The president's speech followed Wednesday's shooting in San Bernardino, California, that killed 14 people and wounded 21. Authorities say a couple carried out the attack and the wife pledged allegiance to the Islamic State and its leader in a Facebook post.
Obama said that while there was no evidence that the shooters were directed by a terror network overseas or part of a broader plot, "the two of them had gone down the dark path of radicalization."
"This was an act of terrorism designed to kill innocent people," he said in the 13-minute address.
The president announced no significant shift in U.S. strategy and offered no new policy prescriptions for defeating the Islamic State, underscoring both his confidence in his current approach and the lack of easy options for countering the extremist group. He did call on Congress to tighten America's visa waiver program and to pass a new authorization for military actions underway against IS in Iraq and Syria.
The president also reiterated his call for tightening U.S. gun laws, saying no matter how effective law enforcement and intelligence are, they can't identify every would-be shooter.

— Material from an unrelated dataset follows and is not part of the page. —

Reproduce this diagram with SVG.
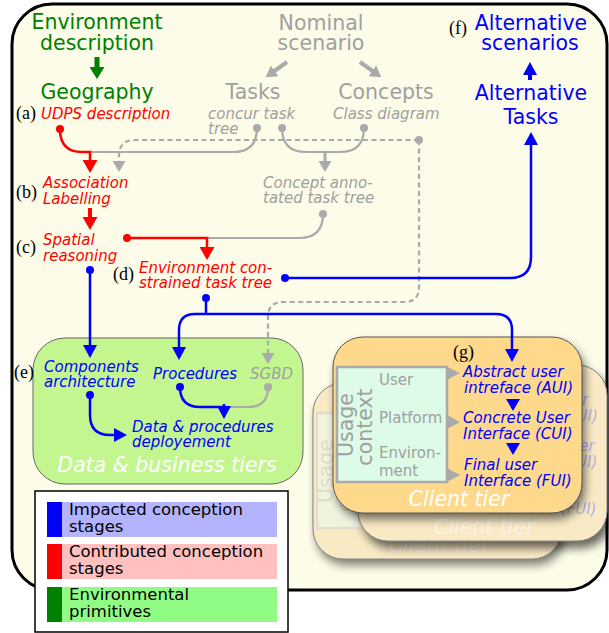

He called it a matter of national security to prevent potential killers from getting guns.
In speaking from the Oval Office, Obama turned to a tool of the presidency that he has used infrequently. He's made televised statements from the Oval Office just twice, the last in 2010 when he announced the end of combat missions in Iraq.
While Obama has spoken frequently about the Islamic State in recent news conferences and other events, the decision to speak in prime-time reflected concern among his advisers that his message isn't breaking through. The White House has been particularly concerned about the heated rhetoric from Republican presidential candidates about Muslims.
The president implored Americans to not turn against Muslims at home, saying the Islamic State was driven by a desire to spark a war between the West and Islam. Still, he called on Muslims in the U.S. and around the world to take up the cause of fighting extremism.
The spread of radical Islam, he said, is "a real problem that Muslims most confront without excuse."